Parallel Computation Technology for Distributed Optical Fiber Sensing System

Distributed optical fiber sensing (DOFS) system exists the issue of large amount of data with the improvement of sensing distance and sample rate, which result in poor real-time performance of the DOFS system. A parallel computation technology based on graphics processing unit (GPU) is presented to speed up the data processing and improve the real-time performance. The key to fast parallel processing of data lies in the allocation of multiple threads to execute the same instruction to reduce the time of data operation. As the conventional data processing method for phase sensitive optical time domain reflectometer (Phi-OTDR) system, the differential accumulation algorithm can realize vibration location and improve the SNR of the system. The validity of this concurrent processing technology for the algorithm is verified and experimented. The computation time spent on GPU is only 1.6 mu s, which is 21250 times faster than Central Processing Unit (CPU) for the 2020m length of optical fiber. This technology significantly accelerates the differential accumulation algorithm. When the amount of data is huge, the traditional short time Fourier transform based on Brillouin optical time domain reflectometer (STFT-BOTDR) system has a longer data demodulation time with the serial operation.
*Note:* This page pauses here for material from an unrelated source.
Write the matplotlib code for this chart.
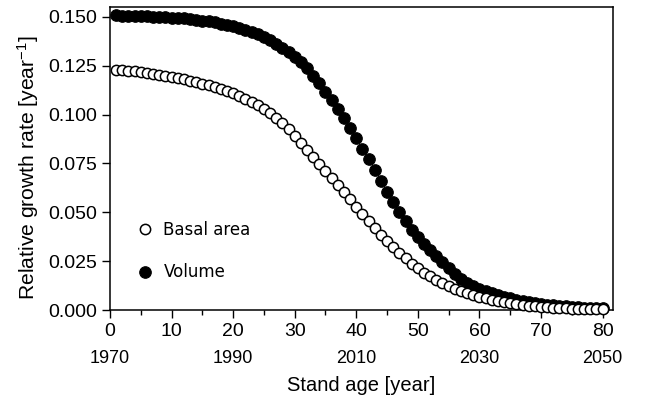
import matplotlib
matplotlib.use("Agg")
import matplotlib.pyplot as plt
from matplotlib.ticker import MultipleLocator
import matplotlib.transforms as mtransforms

plt.rcParams['font.family'] = ['Liberation Sans', 'DejaVu Sans']
plt.rcParams['mathtext.fontset'] = 'custom'
plt.rcParams['mathtext.rm'] = 'Liberation Sans'
plt.rcParams['mathtext.it'] = 'Liberation Sans'

stand_age = list(range(1, 81))

basal_area = [
    0.1230, 0.1228, 0.1225, 0.1222, 0.1219, 0.1215, 0.1210, 0.1205, 0.1199, 0.1193,
    0.1187, 0.1180, 0.1173, 0.1166, 0.1158, 0.1150, 0.1141, 0.1132, 0.1122, 0.1110,
    0.1097, 0.1082, 0.1066, 0.1048, 0.1028, 0.1006, 0.0982, 0.0955, 0.0925, 0.0892,
    0.0857, 0.0821, 0.0785, 0.0749, 0.0713, 0.0677, 0.0640, 0.0603, 0.0566, 0.0529,
    0.0492, 0.0456, 0.0420, 0.0385, 0.0352, 0.0321, 0.0292, 0.0264, 0.0238, 0.0214,
    0.0192, 0.0172, 0.0154, 0.0138, 0.0123, 0.0110, 0.0098, 0.0087, 0.0077, 0.0068,
    0.0060, 0.0053, 0.0046, 0.0040, 0.0035, 0.0030, 0.0026, 0.0022, 0.0019, 0.0016,
    0.0014, 0.0012, 0.0010, 0.0008, 0.0007, 0.0006, 0.0005, 0.0004, 0.0003, 0.0003,
]

volume = [
    0.1508, 0.1507, 0.1506, 0.1505, 0.1504, 0.1503, 0.1502, 0.1500, 0.1499, 0.1497,
    0.1495, 0.1492, 0.1489, 0.1485, 0.1481, 0.1477, 0.1472, 0.1466, 0.1459, 0.1452,
    0.1444, 0.1434, 0.1423, 0.1411, 0.1397, 0.1381, 0.1363, 0.1343, 0.1320, 0.1295,
    0.1268, 0.1238, 0.1200, 0.1160, 0.1118, 0.1075, 0.1030, 0.0982, 0.0932, 0.0880,
    0.0826, 0.0771, 0.0715, 0.0660, 0.0605, 0.0552, 0.0502, 0.0455, 0.0412, 0.0372,
    0.0338, 0.0306, 0.0275, 0.0245, 0.0215, 0.0185, 0.0160, 0.0140, 0.0122, 0.0108,
    0.0097, 0.0087, 0.0078, 0.0069, 0.0061, 0.0053, 0.0046, 0.0040, 0.0035, 0.0030,
    0.0027, 0.0024, 0.0021, 0.0019, 0.0017, 0.0015, 0.0013, 0.0012, 0.0011, 0.0010,
]

year_positions = [0, 20, 40, 60, 80]
year_labels = ["1970", "1990", "2010", "2030", "2050"]

fig = plt.figure(figsize=(6.47, 3.98), dpi=100)
ax = fig.add_axes([0.170, 0.221, 0.7775, 0.7615])

ax.plot(stand_age, volume, linestyle='none', marker='o', markersize=8.3,
        markerfacecolor='black', markeredgecolor='black', markeredgewidth=0.8,
        clip_on=False, zorder=3, label='Volume')
ax.plot(stand_age, basal_area, linestyle='none', marker='o', markersize=7.4,
        markerfacecolor='white', markeredgecolor='black', markeredgewidth=1.1,
        clip_on=False, zorder=4, label='Basal area')

ax.set_xlim(0, 81.7)
ax.set_ylim(0, 0.1551)
ax.xaxis.set_major_locator(MultipleLocator(10))
ax.xaxis.set_minor_locator(MultipleLocator(5))
ax.yaxis.set_major_locator(MultipleLocator(0.025))
ax.yaxis.set_major_formatter(matplotlib.ticker.FormatStrFormatter('%.3f'))

ax.tick_params(axis='both', which='major', direction='out', length=6, width=1.0,
               labelsize=14, pad=3)
ax.tick_params(axis='x', which='minor', direction='out', length=3.5, width=1.0)
for s in ax.spines.values():
    s.set_linewidth(1.1)

trans = mtransforms.blended_transform_factory(ax.transData, ax.transAxes)
for xp, lab in zip(year_positions, year_labels):
    ax.text(xp, -0.16, lab, transform=trans, ha='center', va='center', fontsize=13)

ax.set_xlabel('Stand age [year]', fontsize=14.5, labelpad=26)
ax.set_ylabel('Relative growth rate [year$^{-1}$]', fontsize=15.2, labelpad=5)
ax.yaxis.set_label_coords(-0.137, 0.47)

handles, labels = ax.get_legend_handles_labels()
leg = ax.legend([handles[1], handles[0]], [labels[1], labels[0]],
                loc='upper left', bbox_to_anchor=(0.04, 0.315), frameon=False,
                labelspacing=1.45, handletextpad=0.6, borderaxespad=0,
                prop={'family': 'DejaVu Sans', 'size': 12}, handlelength=1.0)

fig.savefig('out.png', dpi=100)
Moreover, the algorithm can be processed in segments without interfering with each other. Based on these characteristics, this parallel processing technology based on GPU can be selected to accelerate the data demodulation process and greatly improve the execution efficiency of the algorithm. For the same Brillouin scattering time domain signal and the number of cumulative averages is 8192, the time of signal demodulation which is performed on GPU is 116.3 s, which is 25 times faster than that of CPU. In conclusion, the parallel computation technology based on GPU can speed up the data processing and enhance the real-time performance for the DOFS system.